● **Task goal**:
Reproduce the listing word for word. Skip any image.

[start]

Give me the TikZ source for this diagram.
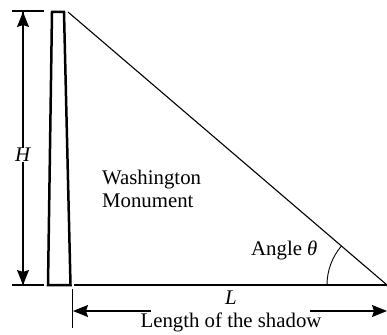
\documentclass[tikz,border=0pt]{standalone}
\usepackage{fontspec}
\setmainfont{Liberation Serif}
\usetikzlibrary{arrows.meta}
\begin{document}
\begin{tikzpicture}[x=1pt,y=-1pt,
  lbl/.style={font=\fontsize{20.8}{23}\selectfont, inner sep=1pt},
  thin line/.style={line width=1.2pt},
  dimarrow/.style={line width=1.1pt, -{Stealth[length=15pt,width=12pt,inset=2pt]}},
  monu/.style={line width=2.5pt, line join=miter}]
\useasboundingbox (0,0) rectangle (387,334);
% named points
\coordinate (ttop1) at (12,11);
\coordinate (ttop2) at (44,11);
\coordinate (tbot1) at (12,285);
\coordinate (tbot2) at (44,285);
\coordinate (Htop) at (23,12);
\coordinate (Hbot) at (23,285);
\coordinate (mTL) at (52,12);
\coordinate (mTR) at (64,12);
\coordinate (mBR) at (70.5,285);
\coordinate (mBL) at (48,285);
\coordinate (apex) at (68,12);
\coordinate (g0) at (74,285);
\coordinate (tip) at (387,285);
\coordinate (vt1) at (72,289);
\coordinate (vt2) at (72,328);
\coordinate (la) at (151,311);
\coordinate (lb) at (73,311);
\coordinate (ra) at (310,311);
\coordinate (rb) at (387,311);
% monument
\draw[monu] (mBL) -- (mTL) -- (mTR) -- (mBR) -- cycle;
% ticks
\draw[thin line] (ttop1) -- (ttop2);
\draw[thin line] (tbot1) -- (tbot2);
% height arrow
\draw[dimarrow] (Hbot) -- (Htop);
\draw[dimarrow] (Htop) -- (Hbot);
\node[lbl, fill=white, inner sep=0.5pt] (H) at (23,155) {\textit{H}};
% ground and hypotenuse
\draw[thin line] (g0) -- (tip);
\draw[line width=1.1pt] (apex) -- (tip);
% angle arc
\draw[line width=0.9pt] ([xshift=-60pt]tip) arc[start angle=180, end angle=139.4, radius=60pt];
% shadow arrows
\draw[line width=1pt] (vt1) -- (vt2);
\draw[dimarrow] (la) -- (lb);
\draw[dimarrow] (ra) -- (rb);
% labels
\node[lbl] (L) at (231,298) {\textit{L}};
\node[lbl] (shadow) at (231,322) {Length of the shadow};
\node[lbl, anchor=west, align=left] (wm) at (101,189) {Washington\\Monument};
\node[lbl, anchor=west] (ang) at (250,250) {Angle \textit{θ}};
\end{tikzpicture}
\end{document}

[end]

● **Written solution**:
Give me the TikZ source for this diagram.
\documentclass[tikz,border=0pt]{standalone}
\usepackage{fontspec}
\setmainfont{Liberation Serif}
\usetikzlibrary{arrows.meta}
\begin{document}
\begin{tikzpicture}[x=1pt,y=-1pt,
  lbl/.style={font=\fontsize{20.8}{23}\selectfont, inner sep=1pt},
  thin line/.style={line width=1.2pt},
  dimarrow/.style={line width=1.1pt, -{Stealth[length=15pt,width=12pt,inset=2pt]}},
  monu/.style={line width=2.5pt, line join=miter}]
\useasboundingbox (0,0) rectangle (387,334);
% named points
\coordinate (ttop1) at (12,11);
\coordinate (ttop2) at (44,11);
\coordinate (tbot1) at (12,285);
\coordinate (tbot2) at (44,285);
\coordinate (Htop) at (23,12);
\coordinate (Hbot) at (23,285);
\coordinate (mTL) at (52,12);
\coordinate (mTR) at (64,12);
\coordinate (mBR) at (70.5,285);
\coordinate (mBL) at (48,285);
\coordinate (apex) at (68,12);
\coordinate (g0) at (74,285);
\coordinate (tip) at (387,285);
\coordinate (vt1) at (72,289);
\coordinate (vt2) at (72,328);
\coordinate (la) at (151,311);
\coordinate (lb) at (73,311);
\coordinate (ra) at (310,311);
\coordinate (rb) at (387,311);
% monument
\draw[monu] (mBL) -- (mTL) -- (mTR) -- (mBR) -- cycle;
% ticks
\draw[thin line] (ttop1) -- (ttop2);
\draw[thin line] (tbot1) -- (tbot2);
% height arrow
\draw[dimarrow] (Hbot) -- (Htop);
\draw[dimarrow] (Htop) -- (Hbot);
\node[lbl, fill=white, inner sep=0.5pt] (H) at (23,155) {\textit{H}};
% ground and hypotenuse
\draw[thin line] (g0) -- (tip);
\draw[line width=1.1pt] (apex) -- (tip);
% angle arc
\draw[line width=0.9pt] ([xshift=-60pt]tip) arc[start angle=180, end angle=139.4, radius=60pt];
% shadow arrows
\draw[line width=1pt] (vt1) -- (vt2);
\draw[dimarrow] (la) -- (lb);
\draw[dimarrow] (ra) -- (rb);
% labels
\node[lbl] (L) at (231,298) {\textit{L}};
\node[lbl] (shadow) at (231,322) {Length of the shadow};
\node[lbl, anchor=west, align=left] (wm) at (101,189) {Washington\\Monument};
\node[lbl, anchor=west] (ang) at (250,250) {Angle \textit{θ}};
\end{tikzpicture}
\end{document}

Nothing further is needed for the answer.